Il nous semble qu’on peut appeler les premiers : réflexes psychiques innés ou héréditaires, et les autres : réflexes psychiques acquis ou individuels[1].

Les réflexes psychiques acquis ou individuels sont d’autant plus importants que l’animal a vécu plus longtemps et qu’il a plus de mémoire. En effet, c’est par suite des souvenirs accumulés que chaque individu humain réagit à telle ou telle stimulation d’une manière différente. Pour que le mot imbécile, prononcé dans une discussion, me fasse rougir, il faut d’abord le souvenir de la valeur du mot imbécile ; il faut ensuite toute la série des opérations intellectuelles qui ne peuvent s’opérer qu’à force de mémoire : mémoire de ce que je suis, de ma dignité personnelle ; de ce qu’ont fait ceux qu’on à traités d’imbéciles, etc. ; toutes ces images, tous ces souvenirs se pressent en foule à mon esprit malgré moi, en dehors de moi, pour ainsi dire, et instantanément la rougeur réflexe survient.

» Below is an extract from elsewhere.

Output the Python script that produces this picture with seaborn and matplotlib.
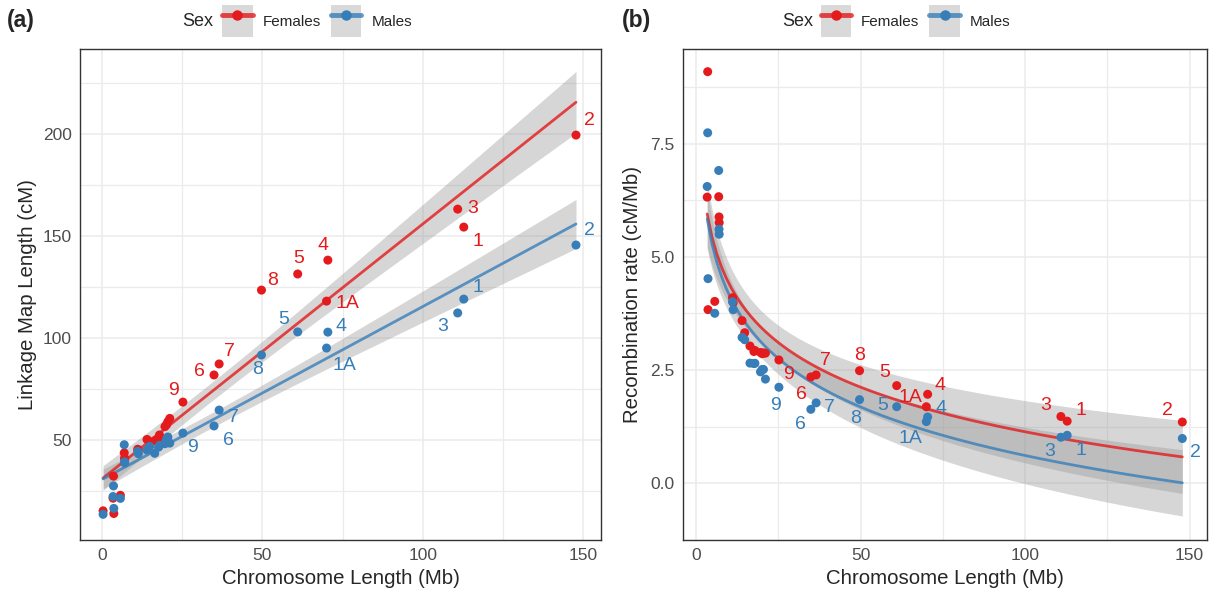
import matplotlib
matplotlib.use('Agg')
import matplotlib.pyplot as plt
from matplotlib.lines import Line2D
from matplotlib.patches import Patch
import seaborn as sns
import numpy as np
import pandas as pd

# Datos (cromosomas pequeños sin etiqueta)
cromosomas = ['1', '2', '3', '1A', '4', '5', '6', '7', '8', '9',
              '', '', '', '', '', '', '', '', '', '',
              '', '', '', '', '', '', '', '', '']
longitud_mb = [112.8, 147.8, 110.9, 70.0, 70.4, 61.0, 34.9, 36.5, 49.7, 25.2,
               0.3, 3.4, 3.55, 3.65, 5.7, 6.9, 7.0, 7.05, 11.1, 11.3,
               14.0, 14.8, 16.4, 17.6, 17.9, 19.6, 20.1, 20.5, 21.1]
hembras_cm = [154.4, 199.5, 163.2, 118.1, 138.2, 131.4, 81.9, 87.3, 123.5, 68.6,
              15.3, 21.5, 32.3, 14.0, 22.9, 43.7, 41.2, 40.6, 45.5, 45.1,
              50.3, 49.2, 49.7, 51.2, 52.5, 56.6, 57.5, 59.0, 60.6]
machos_cm = [119.1, 145.6, 112.3, 95.1, 102.9, 103.0, 56.9, 64.7, 91.7, 53.4,
             13.6, 22.3, 27.5, 16.5, 21.4, 47.7, 39.3, 38.8, 44.5, 43.3,
             45.1, 46.9, 43.5, 46.5, 47.4, 48.2, 50.5, 51.5, 48.5]

colores = {'Females': '#E41A1C', 'Males': '#377EB8'}

# Desplazamiento de las etiquetas en píxeles (dx, dy hacia abajo)
offs_a = {
    'Females': {'2': (13, -15), '3': (15, -1), '1': (14, 14), '4': (-5, -15), '5': (1, -15),
                '8': (11, -10), '1A': (21, 2), '7': (10, -12), '6': (-15, -3), '9': (-9, -12)},
    'Males': {'2': (13, -15), '1': (14, -12), '3': (-15, 14), '4': (13, -6), '5': (-14, -12),
              '1A': (18, 17), '8': (-4, 15), '7': (14, 7), '6': (14, 15), '9': (10, 14)},
}
offs_b = {
    'Females': {'2': (-15, -12), '3': (-15, -11), '1': (14, -11), '4': (12, -9), '1A': (-16, -9),
                '5': (-12, -13), '8': (0, -15), '7': (9, -14), '6': (-9, 18), '9': (10, 15)},
    'Males': {'2': (13, 14), '3': (-11, 14), '1': (14, 15), '4': (13, -8), '1A': (-16, 17),
              '5': (-14, -1), '8': (-4, 19), '7': (13, 5), '6': (-10, 15), '9': (-3, 18)},
}

df = pd.concat([
    pd.DataFrame({'Chr': cromosomas, 'Length': longitud_mb, 'Map': hembras_cm, 'Sex': 'Females'}),
    pd.DataFrame({'Chr': cromosomas, 'Length': longitud_mb, 'Map': machos_cm, 'Sex': 'Males'}),
], ignore_index=True)
df['Rate'] = df['Map'] / df['Length']
df_b = df[df['Rate'] < 10]

sns.set_style('white')
plt.rcParams['font.family'] = ['Liberation Sans', 'DejaVu Sans']

fig = plt.figure(figsize=(12.13, 5.93), dpi=100)
ax1 = fig.add_axes([80 / 1213, 1 - 540 / 593, 521 / 1213, 491 / 593])
ax2 = fig.add_axes([683 / 1213, 1 - 540 / 593, 524 / 1213, 491 / 593])


def banda_ic(ax, x, y, logx):
    # intervalo de confianza del 95% (t aprox. 2.05), como geom_smooth(method = "lm")
    x = np.asarray(x, float)
    y = np.asarray(y, float)
    u = np.log(x) if logx else x
    X = np.column_stack([np.ones_like(u), u])
    beta, *_ = np.linalg.lstsq(X, y, rcond=None)
    resid = y - X @ beta
    s2 = resid @ resid / (len(y) - 2)
    cov = s2 * np.linalg.inv(X.T @ X)
    xg = np.linspace(x.min(), x.max(), 200)
    ug = np.log(xg) if logx else xg
    G = np.column_stack([np.ones_like(ug), ug])
    fit = G @ beta
    se = np.sqrt(np.einsum('ij,jk,ik->i', G, cov, G))
    ax.fill_between(xg, fit - 2.05 * se, fit + 2.05 * se, color='#999999', alpha=0.4,
                    lw=0, zorder=1.5)


def panel(ax, data, ycol, logx, offs):
    for sexo in ['Females', 'Males']:
        d = data[data['Sex'] == sexo]
        banda_ic(ax, d['Length'], d[ycol], logx)
        sns.regplot(data=d, x='Length', y=ycol, ax=ax, scatter=False, logx=logx, ci=None,
                    line_kws=dict(color=colores[sexo], lw=2.0, alpha=0.8, zorder=2))
    sns.scatterplot(data=data, x='Length', y=ycol, hue='Sex', palette=colores, s=42,
                    edgecolor='none', legend=False, ax=ax, zorder=4)
    for sexo in ['Females', 'Males']:
        d = data[(data['Sex'] == sexo) & (data['Chr'] != '')]
        for _, r in d.iterrows():
            dx, dy = offs[sexo][r['Chr']]
            ax.annotate(r['Chr'], (r['Length'], r[ycol]), xytext=(dx, -dy),
                        textcoords='offset pixels', ha='center', va='center',
                        fontsize=14, color=colores[sexo], zorder=5)
    ax.set_xticks([0, 50, 100, 150])
    ax.set_xticks([25, 75, 125], minor=True)
    ax.grid(which='major', color='#EBEBEB', lw=1.1)
    ax.grid(which='minor', color='#EBEBEB', lw=0.9)
    ax.set_axisbelow(True)
    for s in ax.spines.values():
        s.set_color('#333333')
        s.set_linewidth(1.0)
    ax.tick_params(which='major', length=4, width=1.1, color='#333333',
                   labelcolor='#4D4D4D', labelsize=12.5, pad=2)
    ax.tick_params(which='minor', length=0)
    ax.set_xlabel('Chromosome Length (Mb)', fontsize=14.7, labelpad=4)


panel(ax1, df, 'Map', False, offs_a)
ax1.set_xlim(-6.9, 155.6)
ax1.set_ylim(1, 241.7)
ax1.set_yticks([50, 100, 150, 200])
ax1.set_yticks([25, 75, 125, 175, 225], minor=True)
ax1.set_ylabel('Linkage Map Length (cM)', fontsize=14.7, labelpad=4)

panel(ax2, df_b, 'Rate', True, offs_b)
ax2.set_xlim(-3.95, 155.3)
ax2.set_ylim(-1.26, 9.6)
ax2.set_yticks([0, 2.5, 5.0, 7.5])
ax2.set_yticklabels(['0.0', '2.5', '5.0', '7.5'])
ax2.set_yticks([-1.25, 1.25, 3.75, 6.25, 8.75], minor=True)
ax2.set_ylabel('Recombination rate (cM/Mb)', fontsize=14.7, labelpad=6)

# Etiquetas de panel y leyendas
fig.text(7 / 1213, 1 - 21 / 593, '(a)', fontsize=16.5, fontweight='bold', va='center')
fig.text(622 / 1213, 1 - 21 / 593, '(b)', fontsize=16.5, fontweight='bold', va='center')


def clave(color):
    return (Patch(facecolor='#D9D9D9', edgecolor='none'),
            Line2D([], [], color=color, lw=3.5, alpha=0.8),
            Line2D([], [], color=color, marker='o', ms=6.5, lw=0))


for cx, sx in [(317, 213), (915.5, 813)]:
    fig.text(sx / 1213, 1 - 21 / 593, 'Sex', ha='right', va='center', fontsize=13)
    fig.legend(handles=[clave(colores['Females']), clave(colores['Males'])],
               labels=['Females', 'Males'], ncol=2, loc='center',
               bbox_to_anchor=(cx / 1213, 1 - 21 / 593), frameon=False,
               fontsize=11, handlelength=2.0, handleheight=2.8, handletextpad=0.65,
               columnspacing=0.65, borderpad=0, borderaxespad=0)

fig.savefig('out.png', dpi=100)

Si l’on presse la gâchette du fusil, le chien s’abat, la capsule éclate, la poudre détone, le plomb est projeté hors du canon, traverse l’air, casse l’aile d’un perdreau, et le perdreau tombe. Voilà une série d’actions bien diverses qui s’opèrent avec une rapidité presque foudroyante. De même, par l’association et le souvenir, le son imbécile va faire vibrer dans mon cerveau une série d’idées, qui se succéderont avec une promptitude merveilleuse, pour aboutir presque instantanément à la dilatation des capillaires de la face : et cependant il y a eu là une complexité étonnante, et une élaboration aussi compliquée qu’elle est rapide.

C’est là ce qui permet d’établir une différence formelle entre les êtres doués de mémoire et ceux qui ne sont pas doués de mémoire.

Supposons un moment deux chiens, Dick et Bob par exemple, tout à fait semblables, et ayant tous deux, comme de juste, les mêmes réflexes d’organisation, réflexes psychiques héréditaires. Admettons seulement que Dick est dépourvu de toute mémoire, tandis que Bob a une mémoire excellente. Le premier jour, entre Dick et Bob, nulle différence ; mais, au bout de vingt-quatre heures, les allures de Bob

  1. Il est vraisemblable que nos réflexes psychiques innés ont été acquis par nos ancêtres, quels qu’ils soient, et qu’ils se sont transmis par l’hérédité. Mais cette discussion nous entrainerait hors de notre sujet.